Writing regression tests

If you implement an __add__ method that returns a new instance of the same class, and you decide to change it to return an instance of a different class, you should probably modify your regression tests to cover the new class. So it's perfectly reasonable for them to fail in this case. However, they should probably compare __class__ rather than using isinstance().

For no apparent reason

I've seen isinstance used to check whether something was None or a real object, and I've seen it used in places where it apparently had no real effect.

reload

Python's reload() function reloads modules of code into the running interpreter, re-executing their contents.

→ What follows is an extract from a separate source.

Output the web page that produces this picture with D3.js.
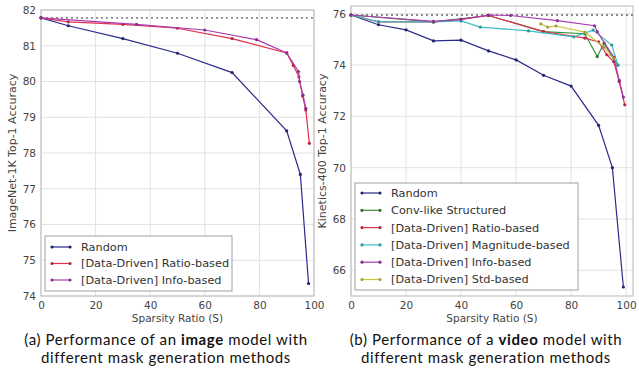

This generally results in functions and classes in those modules being replaced with fresh versions, often identical fresh versions. References to those functions and classes elsewhere are not replaced, however, so old objects retain their old classes.

The result is that the following code prints 0 twice, assuming that everything works perfectly:

    import somemod
    x = somemod.someclass()
    reload(somemod)
    print isinstance(x, somemod.someclass)
    y = somemod.someclass()
    print isinstance(y, x.__class__)

This means that any code whose correctness depends on being able to tell that x is an instance of somemod.someclass will fail in the presence of reloading, and any code whose performance depends on it will perform poorly in the presence of reloading.

Prevalence of isinstance in the standard library

It appears to be recognized that isinstance is usually a bad idea; rather like Euclid's parallel postulate, the proof of this is in the frequency of its use.

In Python 2.1.1, there are 98586 lines in 447 .py files in the standard library; 68 of those lines mention 'isinstance'.

19 of those 68 are in the test suite, which contains 19364 of the total lines; seven of these (10% of the total standard-library use!) are verifying that isinstance() itself works.

24 of these are in User*.py, which uses isinstance to see if it's safe to bypass public interfaces and use other objects' data members directly. They should use try-except or hasattr instead.